Ongoing monitoring is critical, with banks encouraged to use blockchain analytics to verify issuers’ on-chain behavior aligns with stated risk profiles.
For instance, scrutinizing transactions involving high-risk wallets through multiple hops can help banks manage indirect exposure.
Tools like Elliptic’s Issuer Due Diligence solution align with this guidance, enabling banks to integrate blockchain analytics into existing compliance frameworks efficiently.
Complementing the Wolfsberg guidance, TRM Labs’ session on the US Guiding and Establishing National Innovation for US Stablecoins (GENIUS) Act, now law, provides insights for compliance teams.
The GENIUS Act establishes clear rules for stablecoin issuance, reserve requirements, and anti-money laundering (AML) obligations, reflecting growing concerns about illicit finance risks post-distribution.
The webinar, featuring professionals like Angela Ang, Aaron Chua, and Rodrigo Peiteado, highlighted the need for proper onboarding and tailored transaction monitoring to balance risk management with customer experience.

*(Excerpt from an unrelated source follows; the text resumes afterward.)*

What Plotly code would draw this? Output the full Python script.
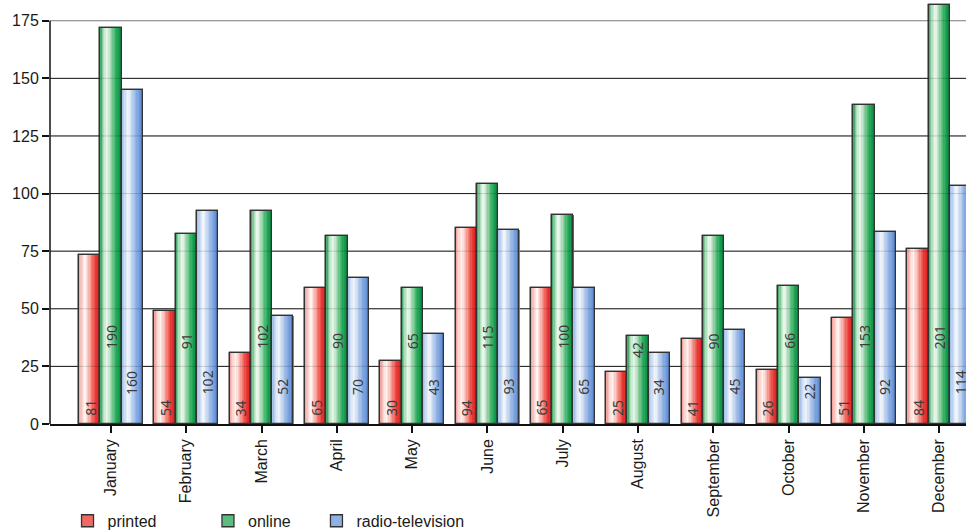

Stablecoin transfer volumes reached USD 35 trillion in 2024, surpassing Visa and Mastercard, with an average transfer size of USD 675,000, underscoring institutional adoption and heightened compliance responsibilities.
TRM’s blockchain intelligence tools, such as the Detect module, enable real-time wallet activity monitoring, flagging unexpected fund movements to mitigate security incidents.
The T3 Financial Crime Unit, a partnership with TRON and Tether, further supports asset recovery by freezing over USD 200 million in illicit assets since its inception.
Strengthening TRM Labs’ commitment to global compliance, Luke Dufour’s appointment as Compliance Advisor in EMEA enhances the firm’s regional expertise.
With extensive experience in regulatory affairs and financial crime prevention, Dufour will guide crypto businesses and financial institutions in navigating Europe’s complex regulatory landscape, including the EU’s Markets in Crypto-Assets (MiCA) framework.
His role is pivotal as jurisdictional fragmentation complicates compliance, requiring firms to align with local regulations while maintaining global interoperability.
Together, these developments underscore the importance of proactive risk management.
Banks must implement proper Know Your Customer (KYC) and customer due diligence processes, conduct ongoing transaction monitoring, and screen against sanctions lists to comply with the Financial Action Task Force (FATF) Travel Rule.
Clear policies favoring regulated, fully reserved stablecoins and collaboration with issuers through initiatives like the T3 unit are essential for asset recovery and compliance.
As stablecoin adoption grows, tools like TRM’s Wallet Screening and Beacon Network, launched with players like Coinbase and Binance, provide real-time intelligence to block illicit funds, reinforcing the ecosystem’s integrity.
In a post-GENIUS Act environment, financial institutions must adopt a risk-based approach, leveraging blockchain analytics and public-private partnerships to navigate stablecoin complexities.
By aligning with Wolfsberg’s principles and TRM’s expertise, banks can mitigate financial crime risks while fostering advancements in digital finance.